Tuesday, November 22, 2011

The Power of Words

One of the things I absolutely deplore about today's society is the phrase, "Just keepin' it real," which apparently means that whatever rude thing that I have just said must be forgiven because I am just telling it the way I see it and you can't judge me or my rudeness. 

The fact is, our words have power, and throughout this adoption process, I have come into contact with some very well-meaning people who have no idea how the words that they use betray society's deep held beliefs that adoption is a shameful failure.

For example, I've heard the very common term "give up for adoption" frequently used to describe the process from the prospective of a birth parent.  Until I started this journey, I would say the same thing.  But look at what is implied in those four simple words.  It implies that the people who sought adoption for their birth child were throwing in the towel.  They just weren't trying hard enough.  They simply quit on their child and the responsibilities of parenthood. 

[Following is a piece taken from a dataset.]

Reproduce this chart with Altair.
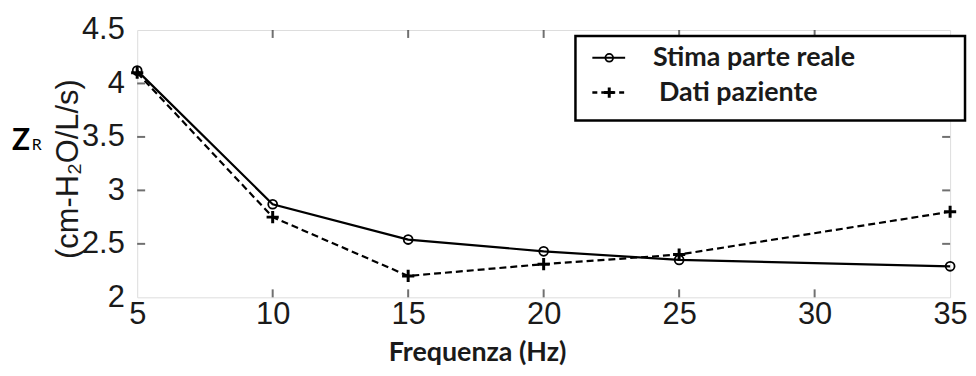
import altair as alt
import pandas as pd

# ---- data ----
freq = [5, 10, 15, 20, 25, 35]
stima = [4.12, 2.87, 2.54, 2.43, 2.35, 2.29]
dati = [4.10, 2.75, 2.20, 2.31, 2.40, 2.80]
series = ["Stima parte reale", "Dati paziente"]
x_ticks = [5, 10, 15, 20, 25, 30, 35]
y_ticks = [2, 2.5, 3, 3.5, 4, 4.5]
x_inner = [10, 15, 20, 25, 30]
y_inner = [2.5, 3, 3.5, 4]

W, H = 818, 269
AXF = "Liberation Sans"
TXF = "Lato"
INK = "#1a1a1a"

df_s = pd.DataFrame({"freq": freq, "val": stima})
df_d = pd.DataFrame({"freq": freq, "val": dati})
df_xt = pd.DataFrame({"freq": x_inner})
df_yt = pd.DataFrame({"val": y_inner})
one = pd.DataFrame({"k": [0]})

xs = alt.Scale(domain=[5, 35], nice=False, zero=False)
ys = alt.Scale(domain=[2, 4.5], nice=False, zero=False)

x_axis = alt.Axis(values=x_ticks, title="Frequenza (Hz)", grid=False, domain=False, ticks=False,
                  labelFont=AXF, labelFontSize=31, labelColor=INK, labelPadding=2,
                  labelFlush=False, labelOverlap=False,
                  titleFont=TXF, titleFontSize=27, titleFontWeight="bold", titleColor=INK,
                  titleX=342, titleY=56, titleAlign="center", titleBaseline="middle")
y_axis = alt.Axis(values=y_ticks, title="(cm-H₂O/L/s)", grid=False, domain=False, ticks=False,
                  labelFont=AXF, labelFontSize=31, labelColor=INK, labelPadding=13,
                  labelFlush=False, labelOverlap=False, labelExpr="'' + datum.value",
                  titleFont=AXF, titleFontSize=31, titleFontWeight="normal", titleColor=INK,
                  titleAngle=270, titleX=-69, titleY=H / 2 + 5, titleAlign="center",
                  titleBaseline="middle")

X = alt.X("freq:Q", scale=xs, axis=x_axis)
Y = alt.Y("val:Q", scale=ys, axis=y_axis)

PLUS = "M-1,0L1,0M0,-1L0,1"

line_s = alt.Chart(df_s).mark_line(color="black", strokeWidth=2.2).encode(x=X, y=Y)
line_d = alt.Chart(df_d).mark_line(color="black", strokeWidth=2.2, strokeDash=[7, 4]).encode(x=X, y=Y)
pt_s = alt.Chart(df_s).mark_point(shape="circle", filled=False, color="black", size=80,
                                  strokeWidth=1.8, opacity=1).encode(x=X, y=Y)
pt_d = alt.Chart(df_d).mark_point(shape=PLUS, filled=False, color="black", size=150,
                                  strokeWidth=3, opacity=1).encode(x=X, y=Y)

tick_style = dict(color="#333", thickness=2, size=8)
t_bot = alt.Chart(df_xt).mark_tick(orient="vertical", **tick_style).encode(x=X, y=alt.value(H - 4))
t_top = alt.Chart(df_xt).mark_tick(orient="vertical", **tick_style).encode(x=X, y=alt.value(4))
t_left = alt.Chart(df_yt).mark_tick(orient="horizontal", **tick_style).encode(y=Y, x=alt.value(4))
t_right = alt.Chart(df_yt).mark_tick(orient="horizontal", **tick_style).encode(y=Y, x=alt.value(W - 4))

# ---- legend box (layout) ----
LX0, LX1, LY0, LY1 = 441, 833, 6, 91
row_y = [28, 63]
leg_box = alt.Chart(one).mark_rect(fill="white", stroke="black", strokeWidth=2.5).encode(
    x=alt.value(LX0), x2=alt.value(LX1), y=alt.value(LY0), y2=alt.value(LY1))
leg_l1 = alt.Chart(one).mark_rule(color="black", strokeWidth=2).encode(
    x=alt.value(458), x2=alt.value(491), y=alt.value(row_y[0]))
leg_l2 = alt.Chart(one).mark_rule(color="black", strokeWidth=2.5, strokeDash=[5, 4]).encode(
    x=alt.value(458), x2=alt.value(491), y=alt.value(row_y[1]))
leg_p1 = alt.Chart(one).mark_point(shape="circle", filled=False, color="black", size=60,
                                   strokeWidth=1.8, opacity=1).encode(
    x=alt.value(475), y=alt.value(row_y[0]))
leg_p2 = alt.Chart(one).mark_point(shape=PLUS, filled=False, color="black", size=110,
                                   strokeWidth=3, opacity=1).encode(
    x=alt.value(475), y=alt.value(row_y[1]))
leg_t1 = alt.Chart(one).mark_text(text=series[0], font=TXF, fontSize=27, fontWeight="bold",
                                  color=INK, align="left", baseline="middle").encode(
    x=alt.value(519), y=alt.value(row_y[0]))
leg_t2 = alt.Chart(one).mark_text(text=series[1], font=TXF, fontSize=27, fontWeight="bold",
                                  color=INK, align="left", baseline="middle").encode(
    x=alt.value(525), y=alt.value(row_y[1]))

# ---- Z_R label ----
z_lab = alt.Chart(one).mark_text(text="Z", font=TXF, fontSize=30, fontWeight="bold",
                                 color="black", align="left", baseline="alphabetic").encode(
    x=alt.value(-126), y=alt.value(121))
r_lab = alt.Chart(one).mark_text(text="R", font=TXF, fontSize=16, fontWeight="normal",
                                 color="black", align="left", baseline="alphabetic").encode(
    x=alt.value(-106), y=alt.value(121))

chart = alt.layer(
    line_s, line_d, pt_s, pt_d, t_bot, t_top, t_left, t_right,
    leg_box, leg_l1, leg_l2, leg_p1, leg_p2, leg_t1, leg_t2, z_lab, r_lab
).properties(
    width=W, height=H, autosize="none",
    padding={"left": 130, "top": 21, "right": 18, "bottom": 70}
).configure_view(stroke="#333", strokeWidth=2).configure(background="white")

chart.save("out.html", embed_options={"renderer": "svg", "actions": False})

By and large, these women don't abandon their children.  They are carefully weighing their options.  They are making a very conscientious decision.  And they are are doing something all good parents do: they are making a choice with the best interest of their child outweighing their personal desires. 

I'd like to invite you to use the alternative when discussing a birth parent's decision: "placing a child in an adoption".  Making a placement plan implies forethought, and effort, and concern.  And that is what the reality is for most of these women.  And that's just keepin' it real.

1 comment:

  1. Beautiful post, Toni. And I so agree that the phrase "give up for adoption" sounds like just that: giving up. In fact, it seems to me that it's just the opposite. Having the courage to make a better choice for your child is hardly giving up.